Влияние товарищей подчиняется, конечно, тоже общему ходу внешней жизни и не во все эпохи бывает одинаково. Внешний общественный режим может иногда более благоприятствовать во­сторженному настроению молодежи, а может его и сдерживать. Но мы говорим не об этом. Мы хотим сказать, что только обще­ство товарищей может освободить юношу от ошибок эгоистично­го мировоззрения и помочь ему в новом направлении. Уже одна разница лет мешает детям найти подобное духовное со своими родителями. Для общения требуется одинаковая свежесть сил, оди­наковый размер непонимания, одинаковый размер стремлений и, наконец, известное многолюдство, т.е. полная мера солидарно­сти во всем, которую юноша найдет только между однолетками. (с.256) Вот почему семья никогда не может заменить товарищей, и вот почему родители, устраняющие своих детей от знакомства с това­рищами, делают весьма важную воспитательную ошибку. <...>

Книги — вот тот главный источник, из которого молодежь чер­пает содержание для своих новых ассоциаций, представлений, которыми она проверяет окружающую ее жизнь. Поэтому обы­денная воспитательная практика совершенно права, видя в кни­гах первое основание для развития ума и чувства. Книги, действи­тельно, то наследие веков, в котором выразилась память челове­чества. Ни в одностороннем, ограниченном направлении семьи, ни в обществе пытливых и стремящихся к развитию товарищей вы не найдете того, что дадут вам великие писатели. Только книги могут разрешить сомнения пытливого молодого ума, и только они дадут ответы на вопросы, которые мучат молодой бессильный ум. Но обиходная практика жестоко ошибается, если всякому чте­нию она придает воспитательное значение. И, к сожалению, мы на каждом шагу встречаем подобную ошибку. Только счастливо одаренным личностям не мешает беспорядочное чтение, потому что их пытливая и впечатлительная душа в каждой книге может найти то, чего ищет. Но не думайте, что подобный ребенок или юноша читает всякую книгу. Беспорядочность его чтения заключа­ется только в том, что он читает без системы. Но все, что он читает, воспринимается сильно и оставляет в его душе глубокие следы. Счастливо одаренный, пытливый ум только трудится боль­ше, но усвоенный без порядка материал он все-таки приводит в порядок и выплетает из него полную, законченную сеть. Такие счастливые личности не правила, а исключения. Большинству их работа не под силу и потому производит в них сумбур понятий и залагает обрывки многообразных незаконченных представлений, которых слабый ум никогда не свяжет в одно общее единство. Ро­дители, желая приучить своих детей к чтению, дают им обыкно­венно занимательные книжки. <...> Детская память усваивает, дей­ствительно, множество фактов, из которых воображение состав­ляет потом целые вереницы пленительных картин. Но какую пользу приносит такое чтение? Оно только обременяет память ненужны­ми фактами и отрывает детский ум от живого, действительного, отвлекая его в сторону эффектного и мечтательного.

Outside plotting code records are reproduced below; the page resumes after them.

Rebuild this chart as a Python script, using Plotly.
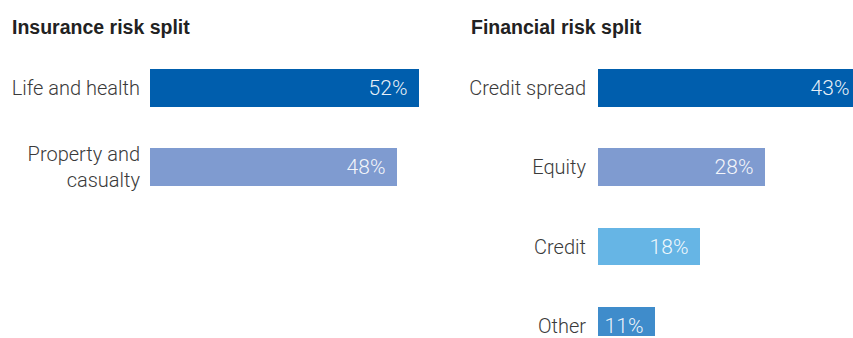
import plotly.graph_objects as go

ins_cats = ["Life and health", "Property and<br>casualty"]
ins_vals = [52, 48]
ins_colors = ["#005EAD", "#7F9BD0"]

fin_cats = ["Credit spread", "Equity", "Credit", "Other"]
fin_vals = [43, 28, 18, 11]
fin_colors = ["#005EAD", "#7F9BD0", "#66B5E5", "#3F8CCB"]

titles = ["Insurance risk split", "Financial risk split"]

W, H = 853, 338
TOP = 48
FONT = "Roboto"
LABEL_COLOR = "#3a3a3a"
TXT = dict(family=FONT, size=21, color="rgba(255,255,255,0.92)", weight=300)

fig = go.Figure()

fig.add_trace(go.Bar(
    x=ins_vals, y=list(range(len(ins_cats))), orientation="h",
    marker=dict(color=ins_colors, line=dict(width=0)), width=0.475,
    text=[f"{v}%\u2009\u2009" for v in ins_vals], textposition="inside",
    insidetextanchor="end", textangle=0, textfont=TXT,
    xaxis="x", yaxis="y", cliponaxis=True, showlegend=False,
))
fig.add_trace(go.Bar(
    x=fin_vals, y=list(range(len(fin_cats))), orientation="h",
    marker=dict(color=fin_colors, line=dict(width=0)), width=0.475,
    text=[f"{v}%\u2009\u2009" for v in fin_vals], textposition="inside",
    insidetextanchor="end", textangle=0, textfont=TXT,
    xaxis="x2", yaxis="y2", cliponaxis=True, showlegend=False,
))

plot_h = H - TOP
yr = [-0.5 + plot_h / 80.0, -0.5]
LBL = dict(family=FONT, size=20, color=LABEL_COLOR, weight=300)

fig.update_layout(
    width=W, height=H,
    margin=dict(l=0, r=0, t=TOP, b=0),
    paper_bgcolor="white", plot_bgcolor="white",
    bargap=0,
    font=dict(family=FONT, color=LABEL_COLOR),
    xaxis=dict(domain=[150 / W, 430 / W], range=[3.1, 3.1 + 280 / 5.5],
               visible=False, fixedrange=True),
    yaxis=dict(domain=[0, 1], range=yr, tickvals=list(range(len(ins_cats))),
               ticktext=ins_cats, showgrid=False, zeroline=False, showline=False,
               ticks="", ticklabelstandoff=9, ticklabeloverflow="allow",
               tickfont=LBL, anchor="x"),
    xaxis2=dict(domain=[598 / W, 1.0], range=[2.1, 2.1 + 258 / 6.51],
                visible=False, fixedrange=True),
    yaxis2=dict(domain=[0, 1], range=yr, tickvals=list(range(len(fin_cats))),
                ticktext=fin_cats, showgrid=False, zeroline=False, showline=False,
                ticks="", ticklabelstandoff=11, ticklabeloverflow="allow",
                tickfont=LBL, anchor="x2"),
)

for tx, xp in zip(titles, [10, 469]):
    fig.add_annotation(
        text=f"<b>{tx}</b>", xref="paper", yref="paper",
        x=xp / W, y=1 + (TOP - 27) / plot_h, xanchor="left", yanchor="middle",
        showarrow=False, font=dict(family="Liberation Sans", size=19.5, color="#222222"),
    )

fig.write_html("out.html")
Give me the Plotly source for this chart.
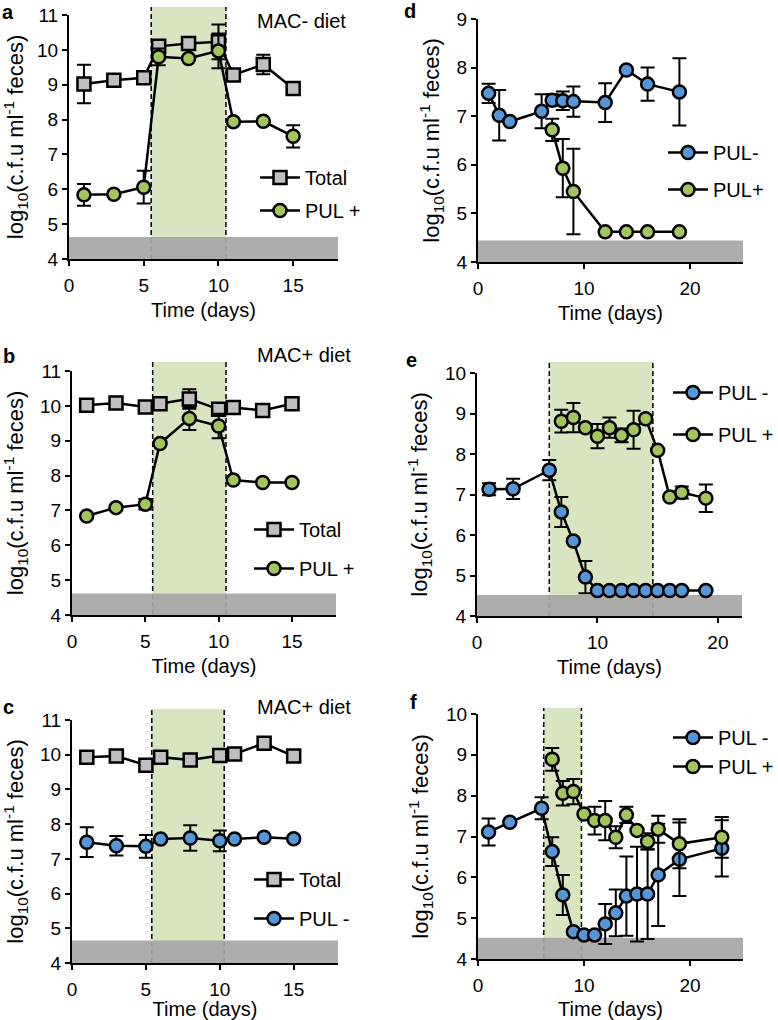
import plotly.graph_objects as go

# ---------------- data ----------------
# panel a (MAC- diet)
a_days = [1, 3, 5, 6, 8, 10, 11, 13, 15]
a_total = [9.02, 9.13, 9.20, 10.10, 10.18, 10.23, 9.28, 9.58, 8.89]
a_total_err = [0.55, 0, 0, 0, 0, 0.50, 0, 0.28, 0]
a_pulp = [5.84, 5.86, 6.06, 9.80, 9.75, 9.97, 7.94, 7.95, 7.52]
a_pulp_err = [0.31, 0, 0.47, 0.24, 0, 0.50, 0, 0, 0.32]

# panel b (MAC+ diet)
b_days = [1, 3, 5, 6, 8, 10, 11, 13, 15]
b_total = [10.02, 10.08, 9.97, 10.06, 10.20, 9.90, 9.95, 9.87, 10.06]
b_total_err = [0, 0, 0, 0, 0.28, 0, 0, 0, 0.05]
b_pulp = [6.84, 7.08, 7.18, 8.92, 9.64, 9.42, 7.87, 7.80, 7.80]
b_pulp_err = [0, 0, 0.15, 0, 0.33, 0.35, 0, 0, 0]

# panel c (MAC+ diet)
c_days = [1, 3, 5, 6, 8, 10, 11, 13, 15]
c_total = [9.93, 9.96, 9.70, 9.93, 9.85, 9.98, 10.02, 10.33, 9.96]
c_pulm = [7.48, 7.38, 7.36, 7.57, 7.60, 7.52, 7.57, 7.62, 7.58]
c_pulm_err = [0.43, 0.28, 0.33, 0, 0.37, 0.30, 0, 0, 0]

# panel d
d_days_minus = [1, 2, 3, 6, 7, 8, 9, 12, 14, 16, 19]
d_pulm = [7.47, 7.02, 6.89, 7.10, 7.33, 7.32, 7.30, 7.28, 7.95, 7.66, 7.50]
d_pulm_err = [0.20, 0.52, 0, 0.35, 0.12, 0.19, 0.31, 0.40, 0, 0.34, 0.69]
d_days_plus = [7, 8, 9, 12, 14, 16, 19]
d_pulp = [6.72, 5.93, 5.45, 4.62, 4.62, 4.62, 4.62]
d_pulp_err = [0.23, 0.60, 0.88, 0, 0, 0, 0]

# panel e
e_days_minus = [1, 3, 6, 7, 8, 9, 10, 11, 12, 13, 14, 15, 16, 17, 19]
e_pulm = [7.13, 7.14, 7.60, 6.57, 5.85, 4.96, 4.63, 4.63, 4.63, 4.63, 4.63, 4.63, 4.63, 4.63, 4.63]
e_pulm_err = [0.15, 0.25, 0.25, 0.37, 0, 0.40, 0, 0, 0, 0, 0, 0, 0, 0, 0]
e_days_plus = [7, 8, 9, 10, 11, 12, 13, 14, 15, 16, 17, 19]
e_pulp = [8.81, 8.90, 8.65, 8.44, 8.65, 8.46, 8.60, 8.87, 8.09, 6.94, 7.05, 6.91]
e_pulp_err = [0.28, 0.36, 0, 0.30, 0.25, 0.17, 0.47, 0, 0, 0, 0.15, 0.34]

# panel f
f_days_minus = [1, 3, 6, 7, 8, 9, 10, 11, 12, 13, 14, 15, 16, 17, 19, 23]
f_pulm = [7.11, 7.35, 7.69, 6.63, 5.57, 4.67, 4.59, 4.59, 4.86, 5.13, 5.54, 5.59, 5.59, 6.06, 6.44, 6.71]
f_pulm_err = [0.33, 0, 0.27, 0.35, 0.49, 0, 0, 0, 0.49, 0.57, 0.97, 1.16, 1.10, 1.25, 0.90, 0.69]
f_days_plus = [7, 8, 9, 10, 11, 12, 13, 14, 15, 16, 17, 19, 23]
f_pulp = [8.89, 8.06, 8.10, 7.55, 7.39, 7.39, 6.98, 7.53, 7.15, 6.88, 7.18, 6.82, 6.98]
f_pulp_err = [0.28, 0.30, 0.31, 0, 0.34, 0.48, 0.27, 0.20, 0, 0.20, 0.33, 0.60, 0.50]

# treatment windows (days) and detection limits (log10)
windows = {"a": (5.5, 10.5), "b": (5.5, 10.5), "c": (5.4, 10.3), "e": (6.0, 14.6), "f": (6.2, 9.76)}
det_limit = {"a": 4.63, "b": 4.62, "c": 4.65, "d": 4.44, "e": 4.52, "f": 4.52}
x_max = {"a": 18, "b": 18, "c": 18, "d": 25, "e": 22, "f": 25}
y_max = {"a": 11, "b": 11, "c": 11, "d": 9, "e": 10, "f": 10}
x_dtick = {"a": 5, "b": 5, "c": 5, "d": 10, "e": 10, "f": 10}

# ---------------- style ----------------
FONT = "Liberation Sans, Arial, sans-serif"
GREY_M = "#bfbfbf"
GREEN_M = "#a2c55c"
BLUE_M = "#5596d8"
SHADE = "#d9e5c0"
BAND = "#a6a6a6"

W, H = 778, 1020
# pixel boxes of the plot areas: (left, right, top, bottom)
boxes = {
    "a": (69, 338, 15, 259),
    "b": (72, 336, 371, 615),
    "c": (72, 338, 720, 963),
    "d": (478, 743, 19, 262),
    "e": (477, 742, 373, 616),
    "f": (478, 743, 714, 959),
}
shade_top_px = {"a": 7, "b": 362, "c": 709, "e": 362, "f": 708}
axis_idx = {"a": 1, "b": 2, "c": 3, "d": 4, "e": 5, "f": 6}


def sfx(i):
    return "" if i == 1 else str(i)


fig = go.Figure()


def add_series(p, x, y, err, name, symbol, color, legend, group=True):
    i = axis_idx[p]
    kw = {}
    if err is not None:
        kw["error_y"] = dict(type="data", array=err, visible=True, color="black", thickness=2, width=7)
    if group:
        kw["legendgroup"] = p + name
    fig.add_trace(go.Scatter(
        x=x, y=y, name=name, mode="lines+markers",
        xaxis="x" + sfx(i), yaxis="y" + sfx(i),
        line=dict(color="black", width=2.5),
        marker=dict(symbol=symbol, size=13, color=color, line=dict(color="black", width=2.5)),
        legend=legend, showlegend=True, **kw,
    ))


add_series("a", a_days, a_total, a_total_err, "Total", "square", GREY_M, "legend")
add_series("a", a_days, a_pulp, a_pulp_err, "PUL +", "circle", GREEN_M, "legend")
add_series("b", b_days, b_total, b_total_err, "Total", "square", GREY_M, "legend2")
add_series("b", b_days, b_pulp, b_pulp_err, "PUL +", "circle", GREEN_M, "legend2")
add_series("c", c_days, c_total, None, "Total", "square", GREY_M, "legend3")
add_series("c", c_days, c_pulm, c_pulm_err, "PUL -", "circle", BLUE_M, "legend3")
add_series("d", d_days_minus, d_pulm, d_pulm_err, "PUL-", "circle", BLUE_M, "legend4")
add_series("d", d_days_plus, d_pulp, d_pulp_err, "PUL+", "circle", GREEN_M, "legend4")
add_series("e", e_days_minus, e_pulm, e_pulm_err, "PUL -", "circle", BLUE_M, "legend5")
add_series("e", e_days_plus, e_pulp, e_pulp_err, "PUL +", "circle", GREEN_M, "legend5")
add_series("f", f_days_minus, f_pulm, f_pulm_err, "PUL -", "circle", BLUE_M, "legend6", group=False)
add_series("f", f_days_plus, f_pulp, f_pulp_err, "PUL +", "circle", GREEN_M, "legend6", group=False)

layout = dict(
    width=W, height=H, margin=dict(l=0, r=0, t=0, b=0, autoexpand=False),
    paper_bgcolor="white", plot_bgcolor="rgba(0,0,0,0)",
    font=dict(family=FONT, size=19, color="black"),
    shapes=[], annotations=[],
)

ytitle = "log<sub>10</sub>(c.f.u ml<sup>-1</sup> feces)"
for p, (l, r, t, b) in boxes.items():
    i = axis_idx[p]
    s = sfx(i)
    xd = [l / W, r / W]
    yd = [1 - b / H, 1 - t / H]
    layout["xaxis" + s] = dict(
        domain=xd, anchor="y" + s, range=[0, x_max[p]], tickmode="linear", tick0=0, dtick=x_dtick[p],
        showline=True, linecolor="black", linewidth=2, ticks="outside", ticklen=5, tickwidth=2,
        tickcolor="black", showgrid=False, zeroline=False, tickfont=dict(size=19), ticklabelstandoff=3,
        title=dict(text="Time (days)", font=dict(size=20), standoff=8),
    )
    layout["yaxis" + s] = dict(
        domain=yd, anchor="x" + s, range=[4, y_max[p]], tickmode="linear", tick0=4, dtick=1,
        showline=True, linecolor="black", linewidth=2, ticks="outside", ticklen=5, tickwidth=2,
        tickcolor="black", showgrid=False, zeroline=False, tickfont=dict(size=19),
        title=dict(text=ytitle, font=dict(size=22), standoff=11),
    )
    xr, yr = "x" + s, "y" + s
    if p in windows:
        x0, x1 = windows[p]
        top = (b - shade_top_px[p]) / (b - t)
        layout["shapes"].append(dict(type="rect", xref=xr, yref=yr + " domain", x0=x0, x1=x1, y0=0, y1=top,
                                     fillcolor=SHADE, line=dict(width=0), layer="below"))
        for xv in (x0, x1):
            layout["shapes"].append(dict(type="line", xref=xr, yref=yr + " domain", x0=xv, x1=xv, y0=0, y1=top,
                                         line=dict(color="black", width=1.5, dash="5px,3px"), layer="below"))
    layout["shapes"].append(dict(type="rect", xref=xr, yref=yr, x0=0, x1=x_max[p], y0=4, y1=det_limit[p],
                                 fillcolor=BAND, opacity=0.92, line=dict(width=0), layer="below"))

# panel letters and diet labels
letters = {"a": (0, 12), "b": (1, 356), "c": (1, 707), "d": (402, 11), "e": (404, 360), "f": (408, 702)}
for k, (px, py) in letters.items():
    layout["annotations"].append(dict(text=f"<b>{k}</b>", x=px / W, y=1 - py / H, xref="paper", yref="paper",
                                      xanchor="left", yanchor="middle", showarrow=False, font=dict(size=20)))
diet = {"a": ("MAC- diet", 255, 21), "b": ("MAC+ diet", 255, 355), "c": ("MAC+ diet", 255, 707)}
for k, (txt, px, py) in diet.items():
    layout["annotations"].append(dict(text=txt, x=px / W, y=1 - py / H, xref="paper", yref="paper",
                                      xanchor="left", yanchor="middle", showarrow=False, font=dict(size=20)))

# legends: (left px, top px, gap between items)
leg_pos = {"legend": (255, 158, 4), "legend2": (249, 510, 10), "legend3": (249, 860, 10),
           "legend4": (663, 133, 8), "legend5": (668, 373, 13), "legend6": (668, 718, 0)}
for name, (px, py, gap) in leg_pos.items():
    layout[name] = dict(x=px / W, y=1 - py / H, xref="paper", yref="paper", xanchor="left", yanchor="top",
                        bgcolor="rgba(0,0,0,0)", font=dict(size=20), tracegroupgap=gap, itemwidth=40)

fig.update_layout(**layout)
fig.write_html("out.html", config={"displayModeBar": False},
               post_script="document.body.style.margin='0';")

Выбор чтения — одно из самых важных воспитательных влия­ний, и, конечно, в соответственном выборе книг заключается самая трудная задача воспитателей или родителей. Мы знаем де­тей, которые прочитали целые вороха книг, но лучше бы они ничего не читали. И чем дальше, тем выбор соответственного чте­ния становится труднее. В самом деле, что читать и в каком поряд­ке при той массе книг, которыми завалены книжные лавки, и при той издательской спекуляции, которая эксплуатирует потреб­ность чтения? Вместо идей теперешние книги дают только чтения и ставят лишь в затруднение родителей при их выборе. (с.257) Что давать детям, что выбрать в книжном магазине, предлагающем вам ты­сячи разнообразных детских изданий? Никакой самый пытливый ум не в состоянии одолеть всей этой массы печатной бумаги, а если он ее одолеет, то что же он из нее извлечет? Читающие дети находятся в... лабиринте, из которого они не могут сами выйти и из которого их не в состоянии вывести и их беспомощные родите­ли. При таком порядке вместо пользы чтение приносит вред. Наши дети стараются превращать чтение в приятное препровождение времени, заполняющее их праздный досуг, а не в работу мысли, собирающую полезный материал для полезного вывода. Ребенок читает только для того, чтобы читать, а не для того, чтобы узнать. Дети, конечно, в этом не виноваты. <...> Ни педагоги, ни воспи­татели, ни издатели, ни авторы не думают о том, чтобы создать для детей здоровое, полезное, реальное чтение.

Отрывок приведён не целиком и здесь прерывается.